WARSAW, Poland — Poles heading out to do last-minute Christmas shopping should give any Che Guevara T-shirts a wide berth as a new Polish law threatens anyone who produces or propagates communist symbols with two years in prison.
The legislation has caused outrage among Poland's ex-communist Democratic Left Alliance (SLD) party, which plans to challenge the law's constitutionality before the end of the year. But it is worrying everyone from collectors of communist memorabilia to restaurateurs with increasingly popular themed eateries recalling Poland's communist past.
“I have some advice for the creators of this legislation, they should take the hammer, a symbol of the USSR, and whack themselves in the head,” said Slawomir Kopczysnki, a member of parliament for the SLD.
Even the governing Civic Platform party seems confused about the new law, passed in late November, which sets the same penalties for propagating fascist symbols. Janusz Palikot, one of the party's leaders, said that his party had “gone crazy,” even though he himself had voted for the bill.
The new law is part of a long-running attempt by central European countries that suffered for decades under communism to treat its symbols in the same way as those of Nazism.
Many European countries, including Poland, make it a crime to propagate Nazi images, and works like Hitler's Mein Kampf are frequently banned. The general aversion toward anything that could be seen to glorify the Nazis even extends to toys. In Europe, model airplanes of German wartime fighters and bombers do not have swastikas on their tails, which were part of their actual markings.
“I once went to a model show with an airplane where I had painted on the swastika and I was thrown out,” said the owner of a Warsaw modeling store.
But the revulsion felt toward fascism and Nazism is very different from how communist symbols are viewed. Tourist shops in cities like Warsaw and Prague sell fur caps adorned with red stars. There is no similar trade in Nazi Party armbands.
The European Parliament has established Aug. 23 — the anniversary of the date of the signing of the Ribbentrop-Molotov pact between Nazi Germany and the Soviet Union that paved the way for World War II — as the European days of remembrance for the victims of Stalinism and Nazism. But trying to equate the two totalitarianisms is proving to be a tough slog.

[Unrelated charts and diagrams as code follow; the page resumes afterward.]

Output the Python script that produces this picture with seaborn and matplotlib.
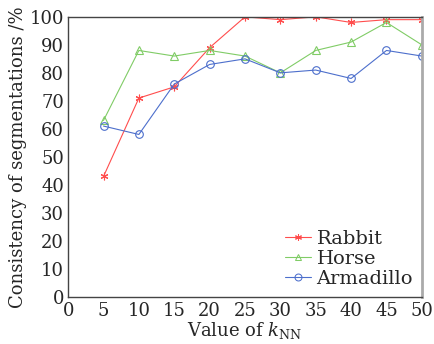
import pandas as pd
import seaborn as sns
import matplotlib.pyplot as plt

k_values = [5, 10, 15, 20, 25, 30, 35, 40, 45, 50]
rabbit = [43, 71, 75, 89, 100, 99, 100, 98, 99, 99]
horse = [63, 88, 86, 88, 86, 80, 88, 91, 98, 90]
armadillo = [61, 58, 76, 83, 85, 80, 81, 78, 88, 86]

series_names = ["Rabbit", "Horse", "Armadillo"]
colors = ["#ff4d4d", "#80cc66", "#4d6fcc"]
markers = ["*", "^", "o"]

df = pd.DataFrame({"k": k_values, "Rabbit": rabbit, "Horse": horse, "Armadillo": armadillo})
df = df.melt(id_vars="k", var_name="model", value_name="consistency")

sns.set_style("white")
plt.rcParams["font.family"] = ["DejaVu Serif"]
plt.rcParams["mathtext.fontset"] = "dejavuserif"

fig = plt.figure(figsize=(4.34, 3.44), dpi=100)
ax = fig.add_axes([0.157, 0.137, 0.815, 0.814])

sns.lineplot(data=df, x="k", y="consistency", hue="model", style="model",
             hue_order=series_names, style_order=series_names,
             palette=colors, markers=markers, dashes=False, ax=ax,
             linewidth=0.8, markersize=5.5)
for line, c in zip(ax.lines, colors):
    if line.get_marker() == "*":
        line.set_marker((6, 2, 0))
    line.set_markerfacecolor("none")
    line.set_markeredgecolor(c)
    line.set_markeredgewidth(0.8)

ax.set_xlim(0, 50)
ax.set_ylim(0, 100)
ax.set_xticks(range(0, 51, 5))
ax.set_yticks(range(0, 101, 10))
ax.tick_params(direction="in", length=3, labelsize=13, color="#333333")
ax.tick_params(axis="x", pad=4)
ax.tick_params(axis="y", pad=3)
ax.set_xlabel("Value of $k_{\\mathrm{NN}}$", fontsize=13, labelpad=0)
ax.set_ylabel("Consistency of segmentations /%", fontsize=13, labelpad=2)

for s in ["left", "bottom", "top"]:
    ax.spines[s].set_color("#444444")
    ax.spines[s].set_linewidth(1.0)
ax.spines["right"].set_color("#aaaaaa")
ax.spines["right"].set_linewidth(2.0)

handles, labels = ax.get_legend_handles_labels()
leg = ax.legend(handles, labels, loc="lower right", frameon=False, fontsize=14,
                handlelength=1.3, handletextpad=0.3, labelspacing=0.1,
                borderaxespad=0.05)
for h, c in zip(leg.legend_handles, colors):
    if h.get_marker() == "*":
        h.set_marker((6, 2, 0))
    h.set_markerfacecolor("none")
    h.set_markeredgecolor(c)
    h.set_markersize(5)

fig.savefig("out.png", dpi=100)
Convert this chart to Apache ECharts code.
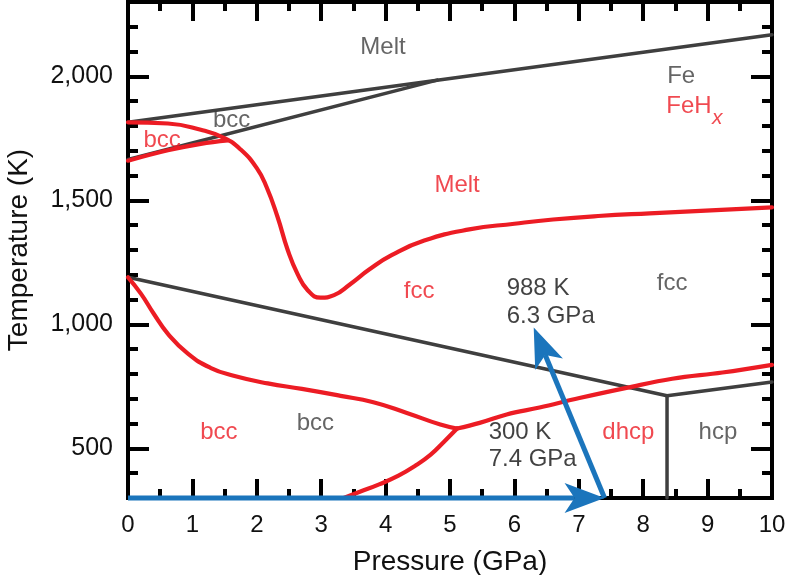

Part of the reason is that the Nazis are treated as uniquely evil. Although communism imposed decades of dictatorship, the communists' rule was milder than the murderous rampage of Nazi Germany.
Although Poland spent 45 years under communist rule, the system still has its supporters. In a recent newspaper debate, Slawomir Sierakowski, the editor of a left-wing journal, noted: “It is impossible to think about Nazism without thinking of the Holocaust, while it is possible to think of Communism without the Gulag. The communist idea arises from wholeheartedly positive intentions.”
Nationalist Poles have a hard time stomaching that view. Radoslaw Sikorski, Poland's outspoken foreign minister, recently called for Warsaw's Palace of Culture, a 1955 gift from Josef Stalin to the Polish people that remains the Polish capital's tallest building, to be demolished and replaced with green space.
But despite Sikorski's appeals, the Palace of Culture has stood for 20 years since the end of communism, and, as it has recently been declared a historic monument, is likely to continue standing for some time to come. Its resilience is a sign that, despite the new anti-communist law, Poles do not equate communism with the horrors of Nazism.
Another sign of acceptance can be found on the streets of almost every Polish city and town. In the first years after 1989, hundreds of street names were changed: Streets named after communist heroes like Vladimir Lenin and Felix Dzerzhinsky, the founder of the Soviet secret police, were renamed after Polish icons like Pope John Paul II. But in recent years the impetus to root out communist names has faded and Poles are reluctant to undergo the hassle of changing addresses, street signs and documents.
In Warsaw, one of the capital's main thoroughfares still bears the name of the People's Army, while the western city of Gliwice still has a Karl Marx Street.
The issue of stamping out communist symbols remains important to the nationalist right — particularly for Law and Justice, the leading opposition party — and to the ex-communist left, which is fighting to preserve the symbols of the state it once served. But a generation after the fall of communism, the topic is an increasingly esoteric one for most Poles.